The exhibition Creatures on the table marks the first solo presentation by Czech painter and illustrator Hana Puchová in Slovakia. White & Weiss Gallery will present a selection from her current series of paintings, centered on floral still lifes that balance between the intimacy of everyday life and the festive uniqueness of the moment. A significant portion of the exhibited works was created specifically for this exhibition.
The stylized flowers in vases offer the artist a broad emotional and semantic spectrum within which she can move freely between simplicity and opulence, the ordinary and the ceremonial. However, the objects in their immediate surroundings anchor these scenes in the mundane space-time of everyday life, into which cut flowers enter as extraordinarily sensory events. The experience of beauty associated with our custom of decorating our homes with flowers always varies depending on the type, quantity, and arrangement of the chosen plants. A sort of added value is the painter’s play with surface and volume, thanks to which the stems, leaves, and petals appear more robust and corporeal—like fleshy beings and living partners in the painter’s personal life.
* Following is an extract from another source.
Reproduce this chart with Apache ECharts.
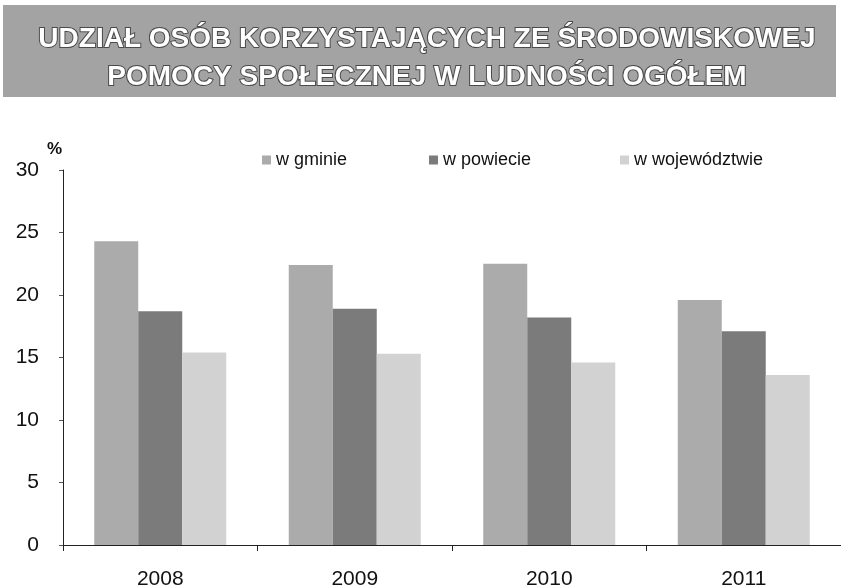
<!DOCTYPE html>
<html>
<head>
<meta charset="utf-8">
<script src="https://cdn.jsdelivr.net/npm/echarts@6/dist/echarts.min.js"></script>
<style>html,body{margin:0;padding:0;background:#fff;}#c{width:841px;height:587px;}</style>
</head>
<body>
<div id="c"></div>
<script>
const titleLines = ['UDZIAŁ OSÓB KORZYSTAJĄCYCH ZE ŚRODOWISKOWEJ', 'POMOCY SPOŁECZNEJ W LUDNOŚCI OGÓŁEM'];
const categories = ['2008', '2009', '2010', '2011'];
const seriesNames = ['w gminie', 'w powiecie', 'w województwie'];
const gmina = [24.3, 22.4, 22.5, 19.6];
const powiat = [18.7, 18.9, 18.2, 17.1];
const wojewodztwo = [15.4, 15.3, 14.6, 13.6];
const yTicks = [0, 5, 10, 15, 20, 25, 30];

const colors = ['#ababab', '#7b7b7b', '#d2d2d2'];
const chart = echarts.init(document.getElementById('c'), null, {renderer: 'canvas'});
const legendPos = [257, 424, 615];
const values = [gmina, powiat, wojewodztwo];

chart.setOption({
  animation: false,
  backgroundColor: '#ffffff',
  graphic: [
    {type: 'rect', shape: {x: 3, y: 5, width: 833, height: 92}, style: {fill: '#a3a3a3'}, z: -1},
    {type: 'text', left: 47, top: 141, style: {text: '%', font: 'bold 17px "Liberation Sans", Arial', fill: '#111'}}
  ],
  title: {
    text: titleLines.join('\n'),
    left: 422, top: 15, textAlign: 'center',
    textStyle: {
      fontFamily: '"Liberation Sans", Arial', fontWeight: 'bold', fontSize: 28, lineHeight: 38,
      color: '#ffffff', textBorderColor: '#4a4a4a', textBorderWidth: 2
    }
  },
  legend: seriesNames.map((n, i) => ({
    data: [n], left: legendPos[i], top: 146, itemWidth: 9, itemHeight: 9, icon: 'rect', itemGap: 2,
    textStyle: {fontFamily: '"Liberation Sans", Arial', fontSize: 18, color: '#111', padding: [0, 0, 0, 0]}
  })),
  grid: {left: 63, right: 0, top: 170, bottom: 42, containLabel: false, outerBoundsMode: 'none'},
  xAxis: {
    type: 'category', data: categories,
    axisLine: {lineStyle: {color: '#222', width: 1}},
    axisTick: {show: true, length: 6, lineStyle: {color: '#222'}},
    axisLabel: {margin: 24, fontFamily: '"Liberation Sans", Arial', fontSize: 21, color: '#111'}
  },
  yAxis: {
    type: 'value', min: yTicks[0], max: yTicks[yTicks.length - 1], interval: 5,
    axisLine: {show: true, lineStyle: {color: '#222', width: 1}},
    axisTick: {show: true, length: 4, lineStyle: {color: '#555'}},
    splitLine: {show: false},
    axisLabel: {margin: 24, fontFamily: '"Liberation Sans", Arial', fontSize: 21, color: '#111'}
  },
  series: seriesNames.map((n, i) => ({
    name: n, type: 'bar', data: values[i], barWidth: 44, barGap: '0%',
    itemStyle: {color: colors[i]}
  }))
});
</script>
</body>
</html>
The growing attention paid to Hana Puchová’s work reflects a broader shift in evaluative criteria within (not only) Czech visual art. The personal perspective of her work is highly valued, taking on an almost diary-like character, particularly in her drawings. The artist’s approach to everyday life does not involve an ironic reduction to banality. On the contrary, in her paintings and drawings, mundane scenes are part of lived reality, which has both serious and humorous aspects, a personal dimension, and a gently implied social dimension. Alongside all this, Puchová engages with the tradition of European painting, with its historical and modern genres, while simultaneously connecting painting as a form of high art with its long-neglected sibling—illustration.